What’s the theory? The details are uncertain, but we know that the Gulf Stream (aka the North Atlantic “Conveyor”) shorted, literally: analyses of deep sea sediments have shown this. The conveyor sends an enormous current of warm tropical waters northward.
When the warm tropical waters become very cold between Iceland and Spitzbergen, they sink to the bottom of the sea, and head south. This sinking, plus the pushing by trade winds in the tropics, is what provides the energy of the Gulf Stream.
However, if the warm tropical waters are capped by a very cold, but light sweet(er) water lid, they will get cold early, and sink before Iceland. This is what happened in the Dryas events.
Was it in response to a sudden influx of fresh water from Lake Agassiz and deglaciation in North America, and Greenland?
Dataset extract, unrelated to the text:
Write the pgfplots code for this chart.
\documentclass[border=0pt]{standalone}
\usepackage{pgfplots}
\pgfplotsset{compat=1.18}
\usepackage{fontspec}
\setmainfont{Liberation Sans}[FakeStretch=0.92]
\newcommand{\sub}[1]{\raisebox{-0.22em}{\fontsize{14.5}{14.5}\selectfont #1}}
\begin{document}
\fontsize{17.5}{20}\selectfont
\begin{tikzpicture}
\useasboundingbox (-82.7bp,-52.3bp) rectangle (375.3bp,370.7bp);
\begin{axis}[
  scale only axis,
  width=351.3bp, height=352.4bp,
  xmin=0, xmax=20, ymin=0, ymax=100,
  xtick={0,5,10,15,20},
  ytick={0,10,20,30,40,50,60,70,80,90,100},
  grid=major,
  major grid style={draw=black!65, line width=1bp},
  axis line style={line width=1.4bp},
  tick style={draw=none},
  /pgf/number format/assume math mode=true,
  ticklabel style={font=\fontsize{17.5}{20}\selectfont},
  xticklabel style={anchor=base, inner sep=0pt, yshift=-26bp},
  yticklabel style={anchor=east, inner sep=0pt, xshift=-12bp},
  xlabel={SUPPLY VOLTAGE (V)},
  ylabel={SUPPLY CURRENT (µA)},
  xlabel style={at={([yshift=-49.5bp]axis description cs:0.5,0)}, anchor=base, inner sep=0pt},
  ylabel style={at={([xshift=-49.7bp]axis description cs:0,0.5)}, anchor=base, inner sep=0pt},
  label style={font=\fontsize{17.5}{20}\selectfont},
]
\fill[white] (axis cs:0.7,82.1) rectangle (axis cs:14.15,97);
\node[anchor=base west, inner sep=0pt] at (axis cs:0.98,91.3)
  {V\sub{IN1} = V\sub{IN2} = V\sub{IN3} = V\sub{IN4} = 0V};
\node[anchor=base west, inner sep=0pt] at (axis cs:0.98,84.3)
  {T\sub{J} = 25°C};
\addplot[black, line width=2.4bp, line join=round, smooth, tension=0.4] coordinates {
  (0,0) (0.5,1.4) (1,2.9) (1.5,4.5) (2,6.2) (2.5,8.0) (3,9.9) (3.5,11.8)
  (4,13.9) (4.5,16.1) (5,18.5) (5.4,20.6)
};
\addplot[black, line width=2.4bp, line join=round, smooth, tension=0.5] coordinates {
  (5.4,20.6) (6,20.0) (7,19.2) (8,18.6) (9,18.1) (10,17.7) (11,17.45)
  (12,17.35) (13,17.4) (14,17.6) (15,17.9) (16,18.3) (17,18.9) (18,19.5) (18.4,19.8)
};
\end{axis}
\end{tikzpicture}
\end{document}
Sudden freezing there would have removed the freshwater lid, hence the brutal switchback to warming after the brutal cooling. By the way, the sea level rising speed responded quickly, by a factor of three. After the typical Dryas cooling, oceanic rise rebounded to 18 millimeter per year right away (this shows that those who expect a slow rise of sea level rise are deluding themselves, or, more to the point, are trying to delude us!)
Nowadays a Dryas-like mechanism would have to rest on the melting of Greenland alone (that’s the only place with significant ice). This is, of course, insufficient, but summer 2015, cool and rainy over the northern North Atlantic is evidence that the effect is on. Scientific analysis confirms it. See: “Exceptional Twentieth Century Slow Down of Atlantic Ocean Overturning Circulation” (Nature, 23 March, 2015).
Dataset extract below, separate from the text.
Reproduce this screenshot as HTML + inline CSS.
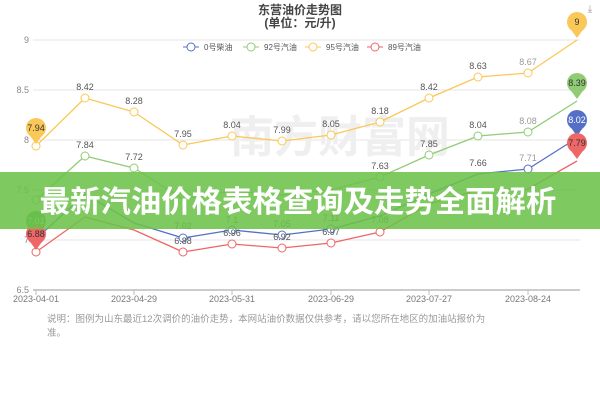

The exact nature of what is going on at this point is a matter of debate among experts. What is sure is that something is going on.
A similar situation beckons in Antarctica, where ice shield melting creates a freshwater lid all around which in turn freeze, extending the ice cap in the Austral winter.
When considering nonlinearity, subtlety and surprises are of the essence. This is true in physics, as it is in psychology, history, or politics.
And the morality in all this? The USA has played god. The European Union made a honest to goodness effort to reduce CO2 emission, while the USA, paying lip service to the opposite of what it was doing went right ahead, with its factory, the Plutocratic Republic of China, to use and abuse fossil fuels as never before.
So now what? Is god still American, as usual? At first it seems so: the USA started to frack massively and massive amounts of fossil fuels were extracted from the USA’s generous soil. When American companies tried the same in Poland, it failed: the underground god (Pluto?) did not cooperate: Polish soil is adverse to fracking.
Here comes the punchline: sea level has been rising fast along the Eastern seashore of the USA. Actually, three to four times faster than the world average. That’s more than one centimeter per year.
Why? Imagine a traffic jam. Or rather a crash ahead: things come to a halt, cars, water piles up behind. Maybe the Washington politicians will soon have to learn to swim, and not just against the tide of world public opinion.
The USA is going to be punished with its own instruments. Meanwhile 20 countries formed the V20, a group of twenty countries whose existence is immediately threatened by global warming, although they caused it not.
A Two Degree Celsius rise of temperature is indeed way too much: nonlinearity is upon us. Evil is always nonlinear.
Footnote: The Les referred to is Les Powells, the yachtsman who sailed solo three times around the world. He and I became good friends when we met up at Larnaca Marina in Cyprus.